Stated problem:
Look through the listing for the word "React". Copy each line that has it.

Information shown:
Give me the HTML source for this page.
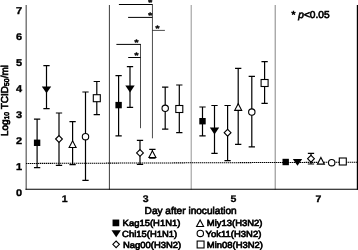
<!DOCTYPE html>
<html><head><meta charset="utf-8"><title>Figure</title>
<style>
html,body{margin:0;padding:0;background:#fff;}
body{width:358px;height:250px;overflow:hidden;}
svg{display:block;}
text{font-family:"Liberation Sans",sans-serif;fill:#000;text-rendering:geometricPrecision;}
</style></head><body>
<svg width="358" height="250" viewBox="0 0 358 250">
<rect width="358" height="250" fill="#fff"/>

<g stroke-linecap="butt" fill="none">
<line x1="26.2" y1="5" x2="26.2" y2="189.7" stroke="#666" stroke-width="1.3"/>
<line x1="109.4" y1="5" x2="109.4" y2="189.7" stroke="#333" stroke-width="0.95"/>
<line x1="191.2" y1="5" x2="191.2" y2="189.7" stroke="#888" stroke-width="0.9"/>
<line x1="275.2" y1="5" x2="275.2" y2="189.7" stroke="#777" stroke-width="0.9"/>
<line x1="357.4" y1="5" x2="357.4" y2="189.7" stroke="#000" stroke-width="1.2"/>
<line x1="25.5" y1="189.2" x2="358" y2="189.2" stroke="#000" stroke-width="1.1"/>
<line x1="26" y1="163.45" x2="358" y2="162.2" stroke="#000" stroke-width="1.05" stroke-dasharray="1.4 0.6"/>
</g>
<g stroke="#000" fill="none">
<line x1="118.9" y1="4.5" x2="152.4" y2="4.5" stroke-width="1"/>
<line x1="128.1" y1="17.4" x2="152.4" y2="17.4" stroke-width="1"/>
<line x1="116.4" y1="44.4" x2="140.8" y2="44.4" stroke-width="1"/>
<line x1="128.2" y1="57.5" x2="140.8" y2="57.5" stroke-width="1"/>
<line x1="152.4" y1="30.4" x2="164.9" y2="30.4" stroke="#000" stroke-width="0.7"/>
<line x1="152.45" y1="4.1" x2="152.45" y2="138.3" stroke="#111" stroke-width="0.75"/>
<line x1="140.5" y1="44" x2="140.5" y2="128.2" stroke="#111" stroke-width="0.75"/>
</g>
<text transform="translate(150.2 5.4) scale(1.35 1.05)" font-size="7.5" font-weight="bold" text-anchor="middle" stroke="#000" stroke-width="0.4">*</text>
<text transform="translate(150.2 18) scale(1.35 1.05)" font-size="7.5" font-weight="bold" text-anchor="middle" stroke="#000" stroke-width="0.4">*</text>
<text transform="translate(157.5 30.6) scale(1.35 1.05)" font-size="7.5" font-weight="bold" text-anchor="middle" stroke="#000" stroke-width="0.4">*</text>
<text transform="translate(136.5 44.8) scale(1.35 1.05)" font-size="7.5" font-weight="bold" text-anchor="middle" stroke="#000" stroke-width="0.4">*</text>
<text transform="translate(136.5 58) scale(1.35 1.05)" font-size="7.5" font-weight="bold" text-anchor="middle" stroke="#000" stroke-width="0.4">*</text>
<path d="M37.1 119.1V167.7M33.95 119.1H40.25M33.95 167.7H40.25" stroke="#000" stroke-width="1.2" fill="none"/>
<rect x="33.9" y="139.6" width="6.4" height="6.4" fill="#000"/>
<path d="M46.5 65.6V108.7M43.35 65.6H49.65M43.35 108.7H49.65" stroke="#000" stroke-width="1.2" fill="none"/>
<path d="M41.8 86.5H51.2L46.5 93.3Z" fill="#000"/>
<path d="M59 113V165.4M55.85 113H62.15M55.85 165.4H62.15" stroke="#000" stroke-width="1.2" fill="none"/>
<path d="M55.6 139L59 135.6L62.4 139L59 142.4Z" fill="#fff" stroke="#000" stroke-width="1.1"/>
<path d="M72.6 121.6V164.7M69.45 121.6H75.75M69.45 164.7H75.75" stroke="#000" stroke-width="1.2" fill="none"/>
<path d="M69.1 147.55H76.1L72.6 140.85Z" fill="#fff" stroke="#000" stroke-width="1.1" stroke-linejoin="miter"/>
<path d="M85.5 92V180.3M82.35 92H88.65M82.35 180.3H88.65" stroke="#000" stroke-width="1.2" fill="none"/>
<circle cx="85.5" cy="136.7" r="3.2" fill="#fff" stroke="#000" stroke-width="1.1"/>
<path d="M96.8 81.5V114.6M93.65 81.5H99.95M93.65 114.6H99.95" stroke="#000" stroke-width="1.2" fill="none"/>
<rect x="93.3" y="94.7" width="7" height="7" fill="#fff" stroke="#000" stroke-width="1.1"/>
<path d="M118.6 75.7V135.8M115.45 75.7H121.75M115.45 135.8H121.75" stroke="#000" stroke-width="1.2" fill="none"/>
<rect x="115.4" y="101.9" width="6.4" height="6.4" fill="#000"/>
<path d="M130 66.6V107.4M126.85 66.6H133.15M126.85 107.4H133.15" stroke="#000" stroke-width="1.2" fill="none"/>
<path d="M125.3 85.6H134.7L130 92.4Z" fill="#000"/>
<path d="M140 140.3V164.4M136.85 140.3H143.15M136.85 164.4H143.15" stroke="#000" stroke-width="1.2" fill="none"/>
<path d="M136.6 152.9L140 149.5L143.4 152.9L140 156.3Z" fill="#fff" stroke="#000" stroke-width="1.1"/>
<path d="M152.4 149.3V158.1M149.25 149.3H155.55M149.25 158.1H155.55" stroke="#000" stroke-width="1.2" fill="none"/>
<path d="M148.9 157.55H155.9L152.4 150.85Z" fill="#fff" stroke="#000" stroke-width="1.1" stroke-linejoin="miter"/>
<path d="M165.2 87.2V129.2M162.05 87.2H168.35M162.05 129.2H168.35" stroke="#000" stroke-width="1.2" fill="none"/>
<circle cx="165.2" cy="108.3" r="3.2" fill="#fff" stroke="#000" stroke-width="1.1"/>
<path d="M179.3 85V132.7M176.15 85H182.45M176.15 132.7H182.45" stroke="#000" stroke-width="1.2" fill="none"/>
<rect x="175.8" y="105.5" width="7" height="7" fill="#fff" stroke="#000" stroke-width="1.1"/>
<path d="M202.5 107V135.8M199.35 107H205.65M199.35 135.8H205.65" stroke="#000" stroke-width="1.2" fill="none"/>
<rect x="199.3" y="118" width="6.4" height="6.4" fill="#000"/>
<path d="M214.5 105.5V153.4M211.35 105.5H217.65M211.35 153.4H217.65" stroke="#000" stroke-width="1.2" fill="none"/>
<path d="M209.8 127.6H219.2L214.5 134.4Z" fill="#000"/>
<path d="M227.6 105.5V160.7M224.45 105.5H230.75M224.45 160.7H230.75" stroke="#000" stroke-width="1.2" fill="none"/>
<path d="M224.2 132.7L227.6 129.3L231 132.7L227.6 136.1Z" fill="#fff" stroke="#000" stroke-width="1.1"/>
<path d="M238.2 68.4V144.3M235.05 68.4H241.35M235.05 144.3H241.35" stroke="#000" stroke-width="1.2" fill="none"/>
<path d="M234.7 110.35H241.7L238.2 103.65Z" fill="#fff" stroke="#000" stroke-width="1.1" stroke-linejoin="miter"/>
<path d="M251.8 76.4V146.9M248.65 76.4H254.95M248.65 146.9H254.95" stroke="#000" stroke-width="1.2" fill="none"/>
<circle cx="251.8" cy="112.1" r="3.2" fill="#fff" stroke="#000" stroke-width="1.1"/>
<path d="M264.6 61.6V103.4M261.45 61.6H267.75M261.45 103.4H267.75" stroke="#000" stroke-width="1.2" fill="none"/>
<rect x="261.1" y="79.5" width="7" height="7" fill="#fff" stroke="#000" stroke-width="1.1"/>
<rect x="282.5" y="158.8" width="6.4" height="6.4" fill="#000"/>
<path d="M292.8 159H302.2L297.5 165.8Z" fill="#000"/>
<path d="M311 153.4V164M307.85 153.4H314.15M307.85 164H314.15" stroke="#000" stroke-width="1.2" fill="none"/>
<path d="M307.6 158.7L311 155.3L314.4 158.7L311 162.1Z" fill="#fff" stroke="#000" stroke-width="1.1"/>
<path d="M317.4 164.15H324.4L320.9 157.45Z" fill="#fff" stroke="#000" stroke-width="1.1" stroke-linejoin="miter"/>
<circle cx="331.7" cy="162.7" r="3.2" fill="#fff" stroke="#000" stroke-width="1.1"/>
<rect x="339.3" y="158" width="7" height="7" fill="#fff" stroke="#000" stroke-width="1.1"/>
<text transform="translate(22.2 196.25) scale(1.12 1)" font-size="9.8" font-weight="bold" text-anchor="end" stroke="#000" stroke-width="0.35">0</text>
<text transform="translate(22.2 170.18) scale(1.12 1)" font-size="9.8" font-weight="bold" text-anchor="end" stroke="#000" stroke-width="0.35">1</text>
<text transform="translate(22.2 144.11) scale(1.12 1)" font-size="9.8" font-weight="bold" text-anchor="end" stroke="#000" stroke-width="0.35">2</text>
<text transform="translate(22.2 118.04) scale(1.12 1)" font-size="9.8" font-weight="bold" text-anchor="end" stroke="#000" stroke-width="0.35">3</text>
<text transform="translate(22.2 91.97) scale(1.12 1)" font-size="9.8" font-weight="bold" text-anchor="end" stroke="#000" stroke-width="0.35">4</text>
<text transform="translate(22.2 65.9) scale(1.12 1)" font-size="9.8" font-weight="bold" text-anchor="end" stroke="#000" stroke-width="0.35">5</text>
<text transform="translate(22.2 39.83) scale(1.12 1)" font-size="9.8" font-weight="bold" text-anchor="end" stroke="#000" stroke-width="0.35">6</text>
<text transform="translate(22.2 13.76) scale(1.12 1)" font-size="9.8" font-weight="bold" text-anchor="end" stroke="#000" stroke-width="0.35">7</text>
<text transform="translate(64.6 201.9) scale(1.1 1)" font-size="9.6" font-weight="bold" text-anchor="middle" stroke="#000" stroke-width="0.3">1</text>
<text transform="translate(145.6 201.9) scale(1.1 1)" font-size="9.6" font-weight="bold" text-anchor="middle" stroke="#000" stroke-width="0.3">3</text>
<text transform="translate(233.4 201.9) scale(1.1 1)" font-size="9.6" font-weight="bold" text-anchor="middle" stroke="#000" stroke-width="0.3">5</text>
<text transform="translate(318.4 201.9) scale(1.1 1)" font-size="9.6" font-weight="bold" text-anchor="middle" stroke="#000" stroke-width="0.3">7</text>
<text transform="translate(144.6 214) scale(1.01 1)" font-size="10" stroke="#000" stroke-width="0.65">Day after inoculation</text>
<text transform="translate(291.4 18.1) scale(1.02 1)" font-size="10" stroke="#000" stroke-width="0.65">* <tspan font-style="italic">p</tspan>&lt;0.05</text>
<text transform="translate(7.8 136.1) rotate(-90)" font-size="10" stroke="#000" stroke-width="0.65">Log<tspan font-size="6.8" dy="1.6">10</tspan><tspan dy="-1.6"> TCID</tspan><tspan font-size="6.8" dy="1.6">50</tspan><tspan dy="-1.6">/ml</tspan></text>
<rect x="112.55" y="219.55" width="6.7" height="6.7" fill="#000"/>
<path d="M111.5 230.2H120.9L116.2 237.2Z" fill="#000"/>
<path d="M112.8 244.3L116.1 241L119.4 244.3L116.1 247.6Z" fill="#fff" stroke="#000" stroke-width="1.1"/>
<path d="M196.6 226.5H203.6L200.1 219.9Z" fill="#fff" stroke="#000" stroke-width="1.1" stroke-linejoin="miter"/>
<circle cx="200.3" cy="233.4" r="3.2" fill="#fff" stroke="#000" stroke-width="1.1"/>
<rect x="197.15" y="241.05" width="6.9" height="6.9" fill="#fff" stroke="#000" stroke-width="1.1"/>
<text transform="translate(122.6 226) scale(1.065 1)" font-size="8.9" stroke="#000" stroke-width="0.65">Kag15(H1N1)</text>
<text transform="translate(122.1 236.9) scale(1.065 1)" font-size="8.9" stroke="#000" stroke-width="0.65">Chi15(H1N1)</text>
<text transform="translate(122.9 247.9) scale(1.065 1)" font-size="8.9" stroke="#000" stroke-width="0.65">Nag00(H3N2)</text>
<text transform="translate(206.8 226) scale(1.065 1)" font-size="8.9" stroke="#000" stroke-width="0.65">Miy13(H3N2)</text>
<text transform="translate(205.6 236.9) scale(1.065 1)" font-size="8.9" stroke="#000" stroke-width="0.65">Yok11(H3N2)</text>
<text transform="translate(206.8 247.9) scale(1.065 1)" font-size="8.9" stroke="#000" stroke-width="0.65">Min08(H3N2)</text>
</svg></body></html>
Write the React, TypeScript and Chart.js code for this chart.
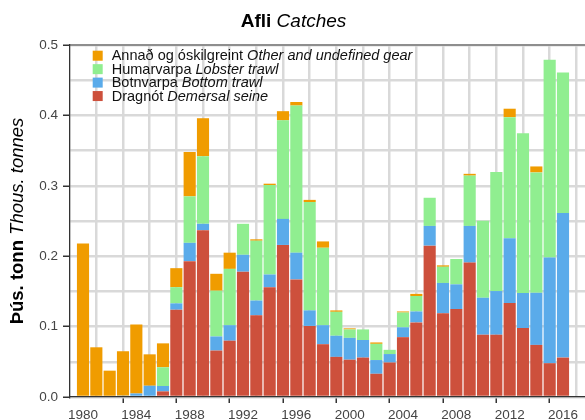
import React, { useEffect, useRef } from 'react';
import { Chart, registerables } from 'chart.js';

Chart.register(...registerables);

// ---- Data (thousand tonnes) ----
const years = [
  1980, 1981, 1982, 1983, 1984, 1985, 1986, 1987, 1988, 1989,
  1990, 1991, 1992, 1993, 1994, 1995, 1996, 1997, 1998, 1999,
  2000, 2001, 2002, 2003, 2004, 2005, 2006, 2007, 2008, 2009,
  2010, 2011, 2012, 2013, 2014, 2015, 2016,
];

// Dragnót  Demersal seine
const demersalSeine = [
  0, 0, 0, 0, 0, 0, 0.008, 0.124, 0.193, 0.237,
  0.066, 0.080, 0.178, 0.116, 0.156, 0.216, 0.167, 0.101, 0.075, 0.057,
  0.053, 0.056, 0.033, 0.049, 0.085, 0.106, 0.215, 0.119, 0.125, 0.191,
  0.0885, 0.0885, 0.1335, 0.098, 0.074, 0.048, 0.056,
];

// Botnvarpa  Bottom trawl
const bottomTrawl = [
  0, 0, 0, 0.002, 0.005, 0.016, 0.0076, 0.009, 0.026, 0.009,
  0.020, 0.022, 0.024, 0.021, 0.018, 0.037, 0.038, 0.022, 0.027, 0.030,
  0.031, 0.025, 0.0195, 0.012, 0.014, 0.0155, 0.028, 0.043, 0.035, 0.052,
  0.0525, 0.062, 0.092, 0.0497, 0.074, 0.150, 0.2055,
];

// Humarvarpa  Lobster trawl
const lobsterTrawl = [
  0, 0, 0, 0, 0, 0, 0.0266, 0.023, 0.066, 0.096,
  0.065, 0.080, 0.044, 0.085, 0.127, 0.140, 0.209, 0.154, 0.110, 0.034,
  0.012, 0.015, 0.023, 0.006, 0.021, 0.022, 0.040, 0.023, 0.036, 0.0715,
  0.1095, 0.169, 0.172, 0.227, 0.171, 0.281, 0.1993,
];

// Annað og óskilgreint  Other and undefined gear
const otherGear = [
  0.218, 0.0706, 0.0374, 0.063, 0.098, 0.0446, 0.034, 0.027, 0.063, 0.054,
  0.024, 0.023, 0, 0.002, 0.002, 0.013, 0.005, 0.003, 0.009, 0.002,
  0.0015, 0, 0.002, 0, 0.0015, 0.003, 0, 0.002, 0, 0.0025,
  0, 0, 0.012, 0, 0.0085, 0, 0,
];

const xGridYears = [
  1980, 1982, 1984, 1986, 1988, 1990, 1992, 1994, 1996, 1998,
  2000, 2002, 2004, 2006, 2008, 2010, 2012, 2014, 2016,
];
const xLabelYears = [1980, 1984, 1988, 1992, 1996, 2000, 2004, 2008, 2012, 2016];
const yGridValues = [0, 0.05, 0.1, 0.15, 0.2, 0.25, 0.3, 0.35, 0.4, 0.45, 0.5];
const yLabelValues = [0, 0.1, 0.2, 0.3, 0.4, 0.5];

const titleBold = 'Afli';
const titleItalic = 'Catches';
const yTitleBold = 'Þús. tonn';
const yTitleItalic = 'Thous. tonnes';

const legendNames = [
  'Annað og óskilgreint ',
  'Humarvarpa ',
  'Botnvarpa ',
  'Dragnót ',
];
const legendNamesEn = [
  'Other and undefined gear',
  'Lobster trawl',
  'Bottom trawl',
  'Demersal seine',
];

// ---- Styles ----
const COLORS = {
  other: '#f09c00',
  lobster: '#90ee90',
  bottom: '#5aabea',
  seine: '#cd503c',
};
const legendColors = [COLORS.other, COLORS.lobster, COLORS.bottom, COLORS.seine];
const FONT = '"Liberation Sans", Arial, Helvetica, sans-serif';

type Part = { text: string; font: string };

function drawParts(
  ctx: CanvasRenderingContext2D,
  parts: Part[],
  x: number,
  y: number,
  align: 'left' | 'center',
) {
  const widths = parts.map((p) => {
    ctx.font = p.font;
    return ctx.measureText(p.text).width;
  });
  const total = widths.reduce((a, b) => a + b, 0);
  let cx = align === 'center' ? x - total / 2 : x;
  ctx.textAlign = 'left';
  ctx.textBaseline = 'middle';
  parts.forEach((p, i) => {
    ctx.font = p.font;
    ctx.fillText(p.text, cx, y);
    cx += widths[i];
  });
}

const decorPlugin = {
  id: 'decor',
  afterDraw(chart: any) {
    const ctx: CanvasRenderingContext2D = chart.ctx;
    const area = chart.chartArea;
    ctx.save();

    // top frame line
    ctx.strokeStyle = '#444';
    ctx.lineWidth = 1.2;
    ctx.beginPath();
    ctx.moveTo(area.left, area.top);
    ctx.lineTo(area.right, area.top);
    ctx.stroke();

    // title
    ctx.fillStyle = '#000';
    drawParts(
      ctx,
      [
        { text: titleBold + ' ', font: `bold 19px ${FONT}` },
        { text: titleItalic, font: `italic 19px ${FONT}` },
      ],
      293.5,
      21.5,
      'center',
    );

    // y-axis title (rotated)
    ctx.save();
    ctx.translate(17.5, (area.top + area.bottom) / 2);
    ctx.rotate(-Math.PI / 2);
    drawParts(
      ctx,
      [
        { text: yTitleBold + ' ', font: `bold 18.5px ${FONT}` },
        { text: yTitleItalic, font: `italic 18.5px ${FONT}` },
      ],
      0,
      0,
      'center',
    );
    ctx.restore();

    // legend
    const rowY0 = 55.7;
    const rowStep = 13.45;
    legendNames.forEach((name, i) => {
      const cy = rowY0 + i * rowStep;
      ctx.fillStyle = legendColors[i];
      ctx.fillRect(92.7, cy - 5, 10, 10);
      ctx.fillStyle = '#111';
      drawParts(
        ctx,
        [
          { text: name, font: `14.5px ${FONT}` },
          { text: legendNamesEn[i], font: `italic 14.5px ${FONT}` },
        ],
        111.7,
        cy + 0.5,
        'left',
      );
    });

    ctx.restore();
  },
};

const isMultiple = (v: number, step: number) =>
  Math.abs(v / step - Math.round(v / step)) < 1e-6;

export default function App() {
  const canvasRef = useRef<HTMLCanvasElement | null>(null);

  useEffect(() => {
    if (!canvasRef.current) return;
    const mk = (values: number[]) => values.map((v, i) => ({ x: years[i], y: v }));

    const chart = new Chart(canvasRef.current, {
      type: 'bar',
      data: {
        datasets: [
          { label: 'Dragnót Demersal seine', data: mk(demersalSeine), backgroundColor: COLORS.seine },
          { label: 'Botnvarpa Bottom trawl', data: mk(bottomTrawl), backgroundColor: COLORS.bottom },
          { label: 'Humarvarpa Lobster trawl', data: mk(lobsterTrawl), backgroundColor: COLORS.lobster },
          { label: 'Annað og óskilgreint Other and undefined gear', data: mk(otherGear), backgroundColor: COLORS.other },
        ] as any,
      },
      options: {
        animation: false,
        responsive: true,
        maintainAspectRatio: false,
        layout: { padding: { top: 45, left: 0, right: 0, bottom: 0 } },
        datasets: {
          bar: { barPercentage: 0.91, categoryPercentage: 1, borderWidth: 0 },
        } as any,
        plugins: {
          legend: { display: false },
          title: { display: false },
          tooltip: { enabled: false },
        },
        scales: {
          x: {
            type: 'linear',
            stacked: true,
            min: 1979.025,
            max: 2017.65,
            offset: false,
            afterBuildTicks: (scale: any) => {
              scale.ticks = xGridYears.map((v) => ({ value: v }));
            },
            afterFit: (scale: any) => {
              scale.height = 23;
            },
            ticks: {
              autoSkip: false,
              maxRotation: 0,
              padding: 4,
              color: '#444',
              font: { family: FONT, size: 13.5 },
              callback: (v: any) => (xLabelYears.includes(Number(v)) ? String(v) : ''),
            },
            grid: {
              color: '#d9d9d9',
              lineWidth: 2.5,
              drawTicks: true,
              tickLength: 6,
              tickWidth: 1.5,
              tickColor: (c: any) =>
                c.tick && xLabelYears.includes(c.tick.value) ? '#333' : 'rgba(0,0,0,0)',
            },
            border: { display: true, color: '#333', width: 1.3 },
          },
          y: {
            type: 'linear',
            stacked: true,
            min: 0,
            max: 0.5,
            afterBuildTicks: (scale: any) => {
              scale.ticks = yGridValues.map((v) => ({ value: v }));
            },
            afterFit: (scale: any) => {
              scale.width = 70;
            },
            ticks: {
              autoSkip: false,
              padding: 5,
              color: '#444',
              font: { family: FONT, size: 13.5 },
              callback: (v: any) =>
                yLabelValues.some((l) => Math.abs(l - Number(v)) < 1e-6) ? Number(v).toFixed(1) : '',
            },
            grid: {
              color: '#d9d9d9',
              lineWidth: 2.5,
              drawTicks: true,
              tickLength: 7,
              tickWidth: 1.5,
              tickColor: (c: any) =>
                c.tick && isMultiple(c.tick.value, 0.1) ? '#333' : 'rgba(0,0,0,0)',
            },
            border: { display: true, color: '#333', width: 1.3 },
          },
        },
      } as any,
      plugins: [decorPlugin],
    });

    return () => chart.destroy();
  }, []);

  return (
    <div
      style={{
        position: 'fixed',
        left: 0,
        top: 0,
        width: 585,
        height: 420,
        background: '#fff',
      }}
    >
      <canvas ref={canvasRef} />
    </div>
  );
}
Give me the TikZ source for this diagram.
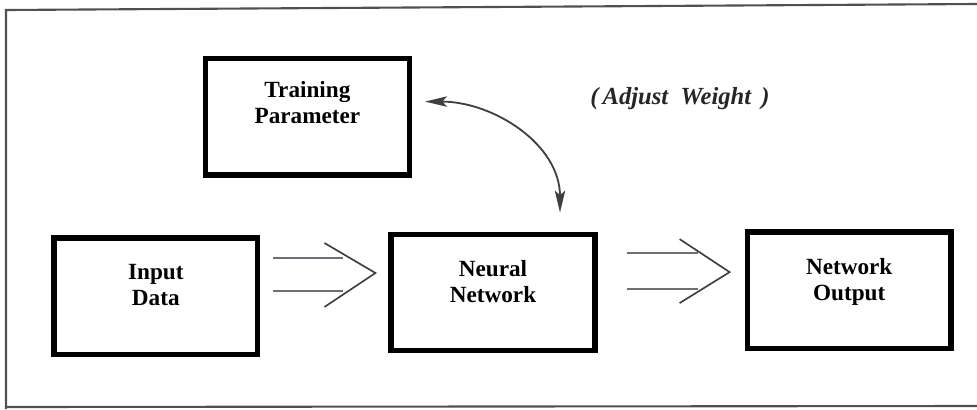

Result for this task:
Write the React, TypeScript and Chart.js code for this chart.
import React, { useEffect, useRef } from 'react';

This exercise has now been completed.